WHAT IS REQUIRED: Retype each line exactly. Skip images.

AVAILABLE DATA:
----------

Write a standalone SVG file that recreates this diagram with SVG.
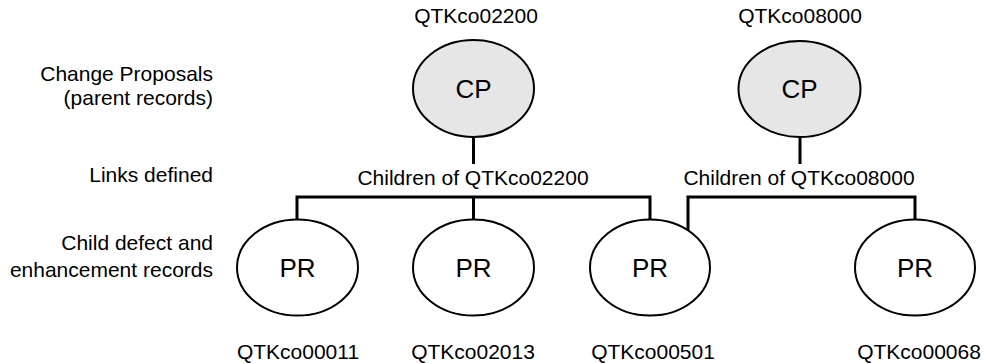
<svg xmlns="http://www.w3.org/2000/svg" width="983" height="363" viewBox="0 0 983 363">
<style>
text{font-family:"Liberation Sans",Arial,sans-serif;font-size:21px;fill:#000}
.side{text-anchor:end}
.mid{text-anchor:middle}
.big{font-size:26px}
.cp{fill:#e6e6e6;stroke:#000;stroke-width:2}
.pr{fill:#fff;stroke:#000;stroke-width:2}
.link{fill:none;stroke:#000;stroke-width:3;stroke-linejoin:miter}
</style>
<rect width="983" height="363" fill="#fff"/>
<g id="row-labels">
<text class="side" x="213" y="81">Change Proposals</text>
<text class="side" x="213" y="105">(parent records)</text>
<text class="side" x="213" y="182">Links defined</text>
<text class="side" x="213" y="250">Child defect and</text>
<text class="side" x="213" y="277">enhancement records</text>
</g>
<g id="connectors">
<line class="link" x1="473.5" y1="137" x2="473.5" y2="164"/>
<line class="link" x1="800" y1="137" x2="800" y2="164"/>
<polyline class="link" points="297,220 297,197 650,197 650,221"/>
<line class="link" x1="473.5" y1="197" x2="473.5" y2="220"/>
<polyline class="link" points="688,231 688,197 915,197 915,221"/>
<text class="mid" x="473" y="185">Children of QTKco02200</text>
<text class="mid" x="799" y="185">Children of QTKco08000</text>
</g>
<g id="cp-02200">
<text class="mid" x="476" y="23">QTKco02200</text>
<ellipse class="cp" cx="473.5" cy="88.5" rx="60.5" ry="48.5"/>
<text class="mid big" x="473.5" y="98">CP</text>
</g>
<g id="cp-08000">
<text class="mid" x="800" y="23">QTKco08000</text>
<ellipse class="cp" cx="799.5" cy="89" rx="61" ry="48"/>
<text class="mid big" x="799.5" y="98">CP</text>
</g>
<g id="pr-00011">
<ellipse class="pr" cx="297.5" cy="267.5" rx="60.5" ry="48"/>
<text class="mid big" x="297.5" y="277">PR</text>
<text class="mid" x="298" y="359">QTKco00011</text>
</g>
<g id="pr-02013">
<ellipse class="pr" cx="473.5" cy="267.5" rx="60.5" ry="48"/>
<text class="mid big" x="473.5" y="277">PR</text>
<text class="mid" x="473" y="359">QTKco02013</text>
</g>
<g id="pr-00501">
<ellipse class="pr" cx="650" cy="267.5" rx="60" ry="48"/>
<text class="mid big" x="650" y="277">PR</text>
<text class="mid" x="653" y="359">QTKco00501</text>
</g>
<g id="pr-00068">
<ellipse class="pr" cx="915" cy="267.5" rx="60" ry="48"/>
<text class="mid big" x="915" y="277">PR</text>
<text class="mid" x="919" y="359">QTKco00068</text>
</g>
</svg>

----------

WRITTEN ANSWER:
Write a standalone SVG file that recreates this diagram with SVG.
<svg xmlns="http://www.w3.org/2000/svg" width="983" height="363" viewBox="0 0 983 363">
<style>
text{font-family:"Liberation Sans",Arial,sans-serif;font-size:21px;fill:#000}
.side{text-anchor:end}
.mid{text-anchor:middle}
.big{font-size:26px}
.cp{fill:#e6e6e6;stroke:#000;stroke-width:2}
.pr{fill:#fff;stroke:#000;stroke-width:2}
.link{fill:none;stroke:#000;stroke-width:3;stroke-linejoin:miter}
</style>
<rect width="983" height="363" fill="#fff"/>
<g id="row-labels">
<text class="side" x="213" y="81">Change Proposals</text>
<text class="side" x="213" y="105">(parent records)</text>
<text class="side" x="213" y="182">Links defined</text>
<text class="side" x="213" y="250">Child defect and</text>
<text class="side" x="213" y="277">enhancement records</text>
</g>
<g id="connectors">
<line class="link" x1="473.5" y1="137" x2="473.5" y2="164"/>
<line class="link" x1="800" y1="137" x2="800" y2="164"/>
<polyline class="link" points="297,220 297,197 650,197 650,221"/>
<line class="link" x1="473.5" y1="197" x2="473.5" y2="220"/>
<polyline class="link" points="688,231 688,197 915,197 915,221"/>
<text class="mid" x="473" y="185">Children of QTKco02200</text>
<text class="mid" x="799" y="185">Children of QTKco08000</text>
</g>
<g id="cp-02200">
<text class="mid" x="476" y="23">QTKco02200</text>
<ellipse class="cp" cx="473.5" cy="88.5" rx="60.5" ry="48.5"/>
<text class="mid big" x="473.5" y="98">CP</text>
</g>
<g id="cp-08000">
<text class="mid" x="800" y="23">QTKco08000</text>
<ellipse class="cp" cx="799.5" cy="89" rx="61" ry="48"/>
<text class="mid big" x="799.5" y="98">CP</text>
</g>
<g id="pr-00011">
<ellipse class="pr" cx="297.5" cy="267.5" rx="60.5" ry="48"/>
<text class="mid big" x="297.5" y="277">PR</text>
<text class="mid" x="298" y="359">QTKco00011</text>
</g>
<g id="pr-02013">
<ellipse class="pr" cx="473.5" cy="267.5" rx="60.5" ry="48"/>
<text class="mid big" x="473.5" y="277">PR</text>
<text class="mid" x="473" y="359">QTKco02013</text>
</g>
<g id="pr-00501">
<ellipse class="pr" cx="650" cy="267.5" rx="60" ry="48"/>
<text class="mid big" x="650" y="277">PR</text>
<text class="mid" x="653" y="359">QTKco00501</text>
</g>
<g id="pr-00068">
<ellipse class="pr" cx="915" cy="267.5" rx="60" ry="48"/>
<text class="mid big" x="915" y="277">PR</text>
<text class="mid" x="919" y="359">QTKco00068</text>
</g>
</svg>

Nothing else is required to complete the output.